Der euphorische Größenwahn der Europäer kommt eher daher, dass man sieht, wie sehr sich die russische Armee in der Ukraine blamiert. Man will immer noch keinen Krieg, und man sieht auch, dass ein einzelnes Land gegen Russland einen überaus schweren Stand hätte, aber die EU bzw. die NATO wird das militärische Drohpotenzial der Russen auf Jahrzehnte nicht mehr Ernst nehmen.
Das einzige, was die Russen davor bewahrt, ausgelacht und massiv gedemütigt zu werden, ist ihr Atomwaffenarsenal. Aber selbst dort wird man sich im Westen mittlerweile die Frage stellen, wie viel davon überhaupt einsatzfähig ist... nur das halt selbst ein einziger Atombombentreffer schon als zuviel empfunden würde, und das ist dann auch schon der ganze Grund, warum man nicht einfach die Ukraine zum temporären Mitglied der Nato erklärt und einfach über Weißrussland und Russland drüberwalzt.

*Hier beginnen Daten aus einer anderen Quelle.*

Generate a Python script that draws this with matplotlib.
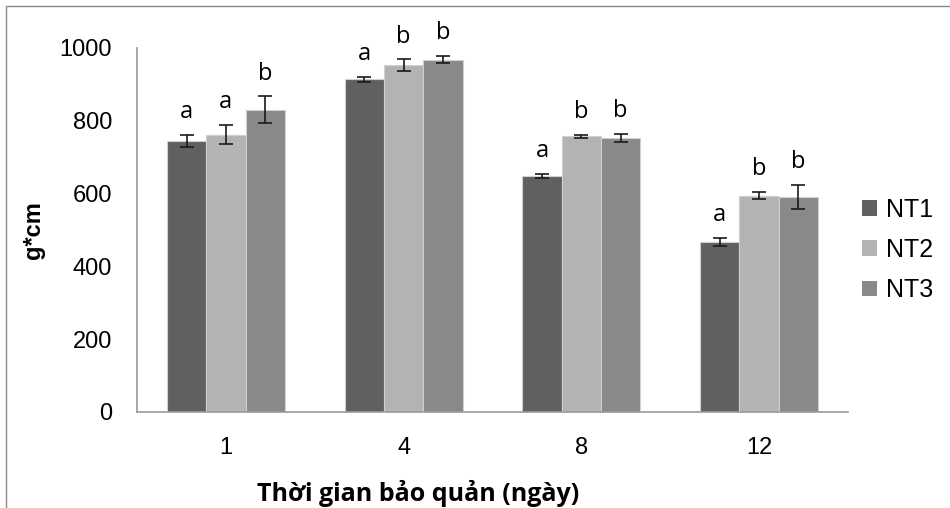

Und ich weiß nicht mal so recht, ob die Unmöglichkeit so eines Krieges eine gute oder eine schlechte Sache wäre. Auf der Minusseite gewaltige Kosten an Reichtum und - wichtiger noch - Leben und Gesundheit, und dass Nation Building eigentlich nicht funktionieren kann; auf der Plusseite die Erfahrung, dass es dann, wenn der Verlierer wirklich komplett gedemütigt ist und obendrein moralisch ganz schrecklich im Unrecht war, es so laufen könnte wie mit Nazideutschland, das zwar kein Musterstaat geworden ist, aber doch besser als viele andere Staaten. (Vermutlich unterm Strich trotzdem lieber bleibenlassen. Das Risiko einer Pleite ist einfach zu hoch. Und das Ganze ist angesichts der Atomwaffen sowieso ein rein theoretisches Konstrukt.)